As the deliverer of Israel, following out the instructions of Jehovah, we see in him every thing to praise: as the retired warrior, peacefully living at his native city, and apparently refusing to exercise the ordinary office of judge, there is something about him that is at least strangely unambitious; and in his setting up the costly ephod in Ophrah, and allowing all Israel to go whoring after it, we discover that which resembles a Jeroboam-like attempt to establish a new and unauthorized form and place of worship in Israel, and in this he bears the censure of the sacred historian himself. Gideon was manifestly a great character, but not well balanced. “There is a sweetness and nobleness blended with his courage, such as lifts us into a higher region something of the past greatness of Joshua, something of the future grace of David. But he was, as we should say, before his age. The attempt to establish a more settled form of government ended in disaster and crime. He himself remains as a character apart, faintly understood by others, imperfectly fulfilling his own ideas, staggering under a burden to which he was not equal.” Stanley.

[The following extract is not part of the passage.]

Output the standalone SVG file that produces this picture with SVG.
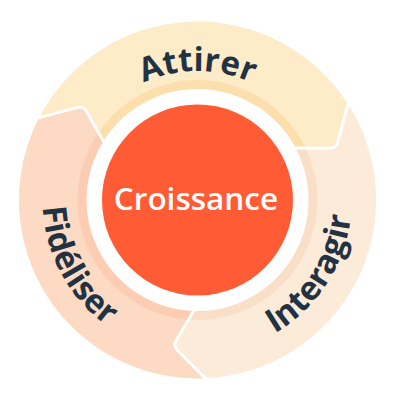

The attempt of some expositors, ancient and modern, to make Gideon a type of Christ, is justly condemned by Dr. Clarke. It is farfetched and useless, and does more to confuse the sacred history than to explain it. The history of the Judges is manifestly designed, not to give us types of the Messiah, but rather to show up the lower and higher aspects of human character in the development of history. We see in this book the natural workings of humanity when confronted on the one side by the world, the flesh, and the devil, and on the other by the law and revelations of God.
The conflict too often results in the victory of the flesh over the Spirit.